# Solving Trig Functions?

• Nov 9th 2008, 06:57 AM
cjh824
Solving Trig Functions?
I have a question where I have to solve for the cos, tan, csc, sec, and cot when given a value of sin(theta). One of them is like this:

sin(theta) = 1/3 0 < theta < pi/2

Not a clue where to go with this.
Any help would be appreciated.
• Nov 9th 2008, 07:10 AM
masters
Quote:

Originally Posted by cjh824
I have a question where I have to solve for the cos, tan, csc, sec, and cot when given a value of sin(theta). One of them is like this:

sin(theta) = 1/3 0 < theta < pi/2

Not a clue where to go with this.
Any help would be appreciated.

$\displaystyle \sin \theta = \frac{1}{3} \ \ \ \ 0 < \theta < \frac{\pi}{2}$

You are looking for ratios in the 1st quadrant.

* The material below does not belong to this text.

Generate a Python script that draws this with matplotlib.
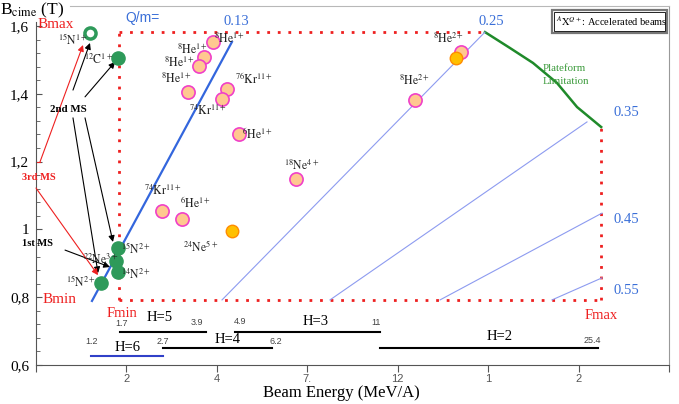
import matplotlib
matplotlib.use("Agg")
import matplotlib.pyplot as plt
from matplotlib.patches import Rectangle
import numpy as np

plt.rcParams['font.family'] = ['Liberation Serif', 'DejaVu Serif']
plt.rcParams['mathtext.fontset'] = 'stix'

# ---------------- data ----------------
x_tick_pos = [0, 1, 2, 3, 4, 5, 6, 7]
x_tick_labels = ['', '2', '4', '7.', '12', '1', '2', '']
y_ticks = [0.6, 0.8, 1.0, 1.2, 1.4, 1.6]
y_tick_labels = ['0,6', '0,8', '1', '1,2', '1,4', '1,6']

# accelerated beams (orange, pink edge)
acc_x = [1.957, 1.858, 1.803, 1.681, 2.112, 2.057, 2.245, 2.875, 4.191, 4.700, 1.393, 1.615]
acc_y = [1.553, 1.509, 1.482, 1.405, 1.414, 1.385, 1.281, 1.149, 1.382, 1.523, 1.054, 1.031]
# solid orange beams
sol_x = [4.645, 2.167]
sol_y = [1.506, 0.995]
# stable beams (green)
stb_x = [0.907, 0.907, 0.885, 0.907, 0.719]
stb_y = [1.506, 0.945, 0.907, 0.874, 0.842]
# hollow green (15N1+)
hol_x = [0.597]
hol_y = [1.579]

# isotope labels: (A, symbol, charge, x, y, ha)
iso_labels = [
    ('15', 'N', '1+', 0.580, 1.560, 'right'),
    ('12', 'C', '1+', 0.697, 1.500, 'center'),
    ('8', 'He', '1+', 2.145, 1.562, 'center'),
    ('8', 'He', '1+', 1.736, 1.531, 'center'),
    ('8', 'He', '1+', 1.592, 1.490, 'center'),
    ('8', 'He', '1+', 1.559, 1.445, 'center'),
    ('76', 'Kr', '11+', 2.411, 1.444, 'center'),
    ('74', 'Kr', '11+', 1.902, 1.349, 'center'),
    ('6', 'He', '1+', 2.455, 1.284, 'center'),
    ('18', 'Ne', '4+', 2.941, 1.187, 'center'),
    ('8', 'He', '2+', 4.191, 1.438, 'center'),
    ('8', 'He', '2+', 4.567, 1.562, 'center'),
    ('74', 'Kr', '11+', 1.404, 1.113, 'center'),
    ('6', 'He', '1+', 1.769, 1.078, 'center'),
    ('24', 'Ne', '5+', 1.825, 0.951, 'center'),
    ('15', 'N', '2+', 1.106, 0.945, 'center'),
    ('22', 'Ne', '3+', 0.719, 0.910, 'center'),
    ('14', 'N', '2+', 1.106, 0.865, 'center'),
    ('15', 'N', '2+', 0.498, 0.845, 'center'),
]

# Q/m lines
qm_values = ['0.13', '0.25', '0.35', '0.45', '0.55']
qm_x0 = [0.619, 2.057, 3.251, 4.468, 5.706]
qm_y0 = [0.789, 0.792, 0.792, 0.792, 0.792]
qm_x1 = [2.167, 4.965, 6.093, 6.259, 6.259]
qm_y1 = [1.553, 1.582, 1.317, 1.048, 0.857]
qm_label_x = [2.068, 4.888, 6.381, 6.381, 6.381]
qm_label_y = [1.612, 1.612, 1.346, 1.028, 0.821]

# field limits
b_min, b_max = 0.792, 1.582
f_min, f_max = 0.918, 6.250
plat_x = [4.965, 5.242, 5.496, 5.761, 5.983, 6.250]
plat_y = [1.582, 1.535, 1.491, 1.432, 1.361, 1.302]

# harmonic ranges
harm_names = ['H=5', 'H=3', 'H=6', 'H=4', 'H=2']
harm_x0 = [0.929, 2.201, 0.608, 1.404, 3.804]
harm_x1 = [1.880, 3.804, 1.404, 2.610, 6.215]
harm_y = [0.697, 0.697, 0.627, 0.650, 0.650]
harm_lab_x = [1.371, 3.096, 1.017, 2.123, 5.131]
harm_lab_y = [0.739, 0.727, 0.653, 0.674, 0.683]
harm_colors = ['black', 'black', '#3040c8', 'black', 'black']
energy_vals = ['1.7', '3.9', '4.9', '11', '1.2', '2.7', '6.2', '25.4']
energy_x = [0.951, 1.780, 2.256, 3.760, 0.619, 1.404, 2.654, 6.148]
energy_y = [0.721, 0.725, 0.728, 0.725, 0.668, 0.668, 0.668, 0.671]

# MS arrows (start x, start y, end x, end y)
black_arrows = [
    (0.409, 1.411, 0.597, 1.550),
    (0.542, 1.391, 0.874, 1.494),
    (0.409, 1.329, 0.686, 0.871),
    (0.542, 1.329, 0.851, 0.963),
    (0.321, 0.939, 0.818, 0.889),
]
red_arrows = [
    (0.044, 1.199, 0.520, 1.544),
    (0.000, 1.122, 0.686, 0.865),
]

# ---------------- figure ----------------
fig = plt.figure(figsize=(6.79, 4.04), dpi=100)
ax = fig.add_axes([36/679, 39/404, 633/679, 359/404])
ax.set_xlim(0, 7)
ax.set_ylim(0.6, 0.6 + 359/339)

for s in ['left', 'bottom']:
    ax.spines[s].set_color('#555555')
ax.spines['left'].set_bounds(0.6, 1.612)
ax.spines['top'].set_color('#b8b8b8')
ax.spines['top'].set_bounds(0.376, 7)
ax.spines['right'].set_color('#999999')

ax.set_xticks(x_tick_pos)
ax.set_xticklabels(x_tick_labels, fontfamily='Liberation Sans', fontsize=8, color='#555555')
ax.tick_params(axis='x', direction='out', length=5, color='#555555', pad=1.5)
ax.set_yticks(y_ticks)
ax.set_yticklabels(y_tick_labels, fontsize=11)
ax.set_yticks(np.arange(0.6, 1.61, 0.04), minor=True)
ax.tick_params(axis='y', which='both', direction='in', length=4, color='#555555', pad=5)
ax.tick_params(axis='y', which='minor', length=3)

# red dotted frame
red = '#ee2020'
dot = dict(color=red, lw=2, linestyle=(0, (1, 2.8)))
ax.plot([f_min, qm_x1[1]], [b_max, b_max], **dot)
ax.plot([f_min, f_min], [b_min, b_max], **dot)
ax.plot([f_min, f_max], [b_min, b_min], **dot)
ax.plot([f_max, f_max], [b_min, plat_y[-1]], **dot)

# platform limitation curve
ax.plot(plat_x, plat_y, color='#1f8a2a', lw=1.8)
ax.text(5.607, 1.455, 'Plateform\nLimitation', color='#3a9a3a', fontsize=7.8,
        ha='left', va='center', linespacing=1.6)

# Q/m lines
for i in range(len(qm_values)):
    if i == 0:
        ax.plot([qm_x0[i], qm_x1[i]], [qm_y0[i], qm_y1[i]], color='#3366dd', lw=1.6)
    else:
        ax.plot([qm_x0[i], qm_x1[i]], [qm_y0[i], qm_y1[i]], color='#8d9bf0', lw=0.8)
    ax.text(qm_label_x[i], qm_label_y[i], qm_values[i], color='#3a6fd8', fontsize=10.5,
            ha='left', va='center')
ax.text(0.984, 1.624, 'Q/m=', color='#3a6fd8', fontsize=10, fontfamily='Liberation Sans',
        ha='left', va='center')

# harmonic ranges
for i in range(len(harm_names)):
    ax.plot([harm_x0[i], harm_x1[i]], [harm_y[i], harm_y[i]], color=harm_colors[i], lw=1.5)
    ax.text(harm_lab_x[i], harm_lab_y[i], harm_names[i], fontsize=10.5, ha='center', va='center')
for v, x, y in zip(energy_vals, energy_x, energy_y):
    ax.text(x, y, v, fontsize=6.5, fontfamily='Liberation Sans', color='#444444',
            ha='center', va='center')

# arrows
for x0, y0, x1, y1 in black_arrows:
    ax.annotate('', xy=(x1, y1), xytext=(x0, y0),
                arrowprops=dict(arrowstyle='-|>', color='black', lw=0.8,
                                mutation_scale=9, shrinkA=0, shrinkB=0), zorder=3)
ax.plot([0.0, 0.044], [1.199, 1.199], color=red, lw=0.8, clip_on=False)
for x0, y0, x1, y1 in red_arrows:
    ax.annotate('', xy=(x1, y1), xytext=(x0, y0),
                arrowprops=dict(arrowstyle='-|>', color=red, lw=0.8,
                                mutation_scale=9, shrinkA=0, shrinkB=0), zorder=3)

# points
ax.plot(acc_x, acc_y, 'o', ms=9.5, mfc='#ffc890', mec='#f040c8', mew=1.2, zorder=5, ls='none')
ax.plot(sol_x, sol_y, 'o', ms=9, mfc='#ffc000', mec='#ff8c00', mew=1.0, zorder=6, ls='none')
ax.plot(stb_x, stb_y, 'o', ms=9.5, mfc='#2e9a5a', mec='#2e9a5a', zorder=5, ls='none')
ax.plot(hol_x, hol_y, 'o', ms=8, mfc='white', mec='#2e9a5a', mew=2.5, zorder=5, ls='none')

# isotope labels
for A, sym, q, x, y, ha in iso_labels:
    ax.text(x, y, r'$^{%s}\mathrm{%s}^{%s}$' % (A, sym, q), fontsize=8.5,
            ha=ha, va='center', color='#222222', zorder=7)

# red annotation texts
ax.text(0.022, 1.603, 'Bmax', color=red, fontsize=11, ha='left', va='center')
ax.text(0.077, 0.792, 'Bmin', color=red, fontsize=11, ha='left', va='center')
ax.text(0.785, 0.752, 'Fmin', color=red, fontsize=10.5, ha='left', va='center')
ax.text(6.071, 0.747, 'Fmax', color=red, fontsize=10.5, ha='left', va='center')
ax.text(-0.155, 1.152, '3rd MS', color=red, fontsize=7.5, fontweight='bold',
        ha='left', va='center', clip_on=False)
ax.text(0.155, 1.355, '2nd MS', color='black', fontsize=7.8, fontweight='bold',
        ha='left', va='center')
ax.text(-0.155, 0.957, '1st MS', color='black', fontsize=7.5, fontweight='bold',
        ha='left', va='center', clip_on=False)

# legend box
ax.add_patch(Rectangle((0.815, 0.925), 0.182, 0.064, transform=ax.transAxes,
                       fill=False, ec='#777777', lw=1.6, zorder=8))
ax.add_patch(Rectangle((0.818, 0.930), 0.176, 0.054, transform=ax.transAxes,
                       fill=False, ec='black', lw=0.6, zorder=8))
ax.text(0.822, 0.957, r'$^{A}\mathrm{X}^{Q+}$: Accelerated beams', transform=ax.transAxes,
        fontsize=7.5, ha='left', va='center', zorder=9)

# axis titles
fig.text(0.0, 1 - 10/404, r'B$_{\mathrm{cime}}$ (T)', fontsize=12.5, ha='left', va='center')
fig.text(341/679, 1 - 393/404, 'Beam Energy (MeV/A)', fontsize=12, ha='center', va='center')

fig.savefig('out.png', dpi=100)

$\displaystyle \sin \theta=\frac{y}{r} \ \ \ \ \csc\theta=\frac{r}{y}$

$\displaystyle \cos \theta=\frac{x}{r} \ \ \ \ \sec\theta=\frac{r}{x}$

$\displaystyle \tan\theta=\frac{y}{x} \ \ \ \ \cot\theta=\frac{x}{y}$

You already know r and y. Use $\displaystyle r^2=x^2+y^2$ to find x.

Then, you can find all the other ratios.
• Nov 9th 2008, 07:11 AM
cjh824
Kinda looks familiar to what we were doing in class. Does that mean r^2 - y^2 = x^2?

Thanks a million too by the way.
• Nov 9th 2008, 07:16 AM
masters
Quote:

Originally Posted by cjh824
Kinda looks familiar to what we were doing in class. Does that mean r^2 - y^2 = x^2?

Thanks a million too by the way.

That would be correct!(Rock)